Lucia and Chuck made a cute couple. She and I were roommates for a year and the only thing that we learned is that we should never be roommates. She was from Argentina, an atheist, and vocal about certain political issues. She fenced saber, my weapon. Her accent was pretty heavy and she frequently picked up new expressions and nuances of English.
She had some amusing quirks. One was that she absolutely hated all females. I asked for the cause of her enmity and her best response was, “I don’t hate girls. I…once had acquaintances that were female.” She also had a bit of trouble properly phrasing responses to certain things. Such as the time some fencers pointed out that they had seen her drunk around noon one day, which she tried to deny by saying, “It wasn’t noon!”
Her hobbies included reclining, fencing, nursing her bad back, shouting “kitties!” while raising her arms in the air, smoking fine cigars, studying, watching Spanish soap operas, and getting frustrated with me. She also liked to cook pasta.
During a fencing trip my parents went out of their way to provide food for the club and generally help out. Lucia was flabbergasted and kept asking why they were doing that, not accepting any answer I could provide. When we asked Chuck why he simply said, “Lucia believes that everyone is self-serving.” She graduated from UH as valedictorian with a degree in Political Science and is presently in New York working on becoming–of all things–a lawyer.
She dressed up for the Ren Fair.
Sandra was just Sandy. She was someone who had been in the fencing club longer than I. She had a very lithe figure and was allergic to cameras. Her attitude was overall positive about most things, though her eyes always seemed to be hiding some manner of secret tribulation. I was never quite privy to the exact nature of her ills.
She had a wide, comforting grin and smile. She exaggerated her responses to some things, making a fake sniffle and sob if something was disappointing, or cheering if something was good. The club took a trip to a cabin owned by a relative of hers out in the hill country, and while I was cooking dinner for everyone she shooed people away by shouting “get outta my kishen!” and attacking them with a roll of paper towels. She also mastered the use of puppy dog eyes to inflict grievous guilt on the offending parties.
She worked at a bead store for a while and had stories about terrible old ladies. She attended the Renaissance Festival frequently, sometimes going elaborately dressed. I was invited a few times but never went. After the bead store thing she ended up at a job that she really didn’t like. She helped me bake cookies for a party Nic threw. The one with the glog. I only saw her a couple of times following that, though I know she’s still out there somewhere.
I made two pictures, but preferred this one.
Amanda was another person that I knew through Photography. She wore clothes that looked kind of torn up, as well as shoes that had endured the worst. She was a chain smoker that for a while had hair, and then for another while didn’t have hair. She scanned everything she found in her wallet and made a huge poster out of it. She then did the same for everything she found in her car. Which was a lot of junk. Revealing junk.

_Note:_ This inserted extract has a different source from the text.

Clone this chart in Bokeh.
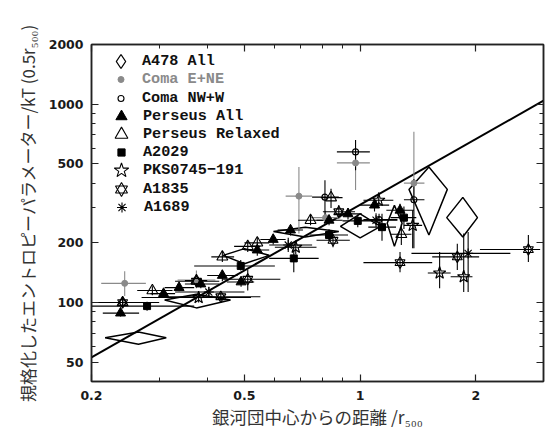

She expressed everything that she thought. Her photo projects involved spreading out everything in her pockets, and I felt like her conversations similarly laid out a vast amount of information about her. She had plenty to say about a lot of things, and got very excited when talking at length. This both made her move around a lot while talking, as well as use the word “like” frequently.
She was very honest about her emotional states. When she was mad, she showed anger. When she was upset about something, she creased her brow, shook her head and talked softly. When she laughed about something she liked she swung her whole body. Her smile was very wide and open-mouthed, revealing deep dimples on her cheeks. Overall she was playful, aggressive, and curious.
We all eventually finished our photo degrees and found whatever came next. The last time I saw her in person was at a tea house, where she revealed that she was leaving the country for some time. As I understand it, she was going to look for something that she couldn’t necessarily find here. Something important. I don’t know if she’s found it yet, but if I ever see her again I’ll be sure to ask.
He tended to not know what was going on.
Faraz was in fencing. His name was misspelled in the newspaper once, and I kind of went with it. He was Pakistani in descent, but acted more like one of those bleach-headed trendy types that one finds at The Gap. His attire reflected as much, normally a combination of an overpriced shirt and pre-torn blue jeans.
He talked really loud and was a very energetic person. An energetic speaker, at least. He used the above illustrated expression in response to a lot of things with which he had a professed lack of understanding. He was Rod’s perennial company, easily swayed into doing whatever ludicrous scheme Rod could devise. One of the few projects I actually heard of was a film that involved Faraz playing a boy that had fallen in love with his pinata and sought acceptance for as much. They made it into a DVD, with a printed cover and everything.
He worked at a Dairy Queen while in college. He was the one that Greg almost killed. Twice. He had a special way of antagonizing Greg that always resulted in terrible violence. And yet never learned to stop. I didn’t pay attention to what Faraz majored in, though it seemed as though he’d been in college some time. I think he finished up and left the country for a while.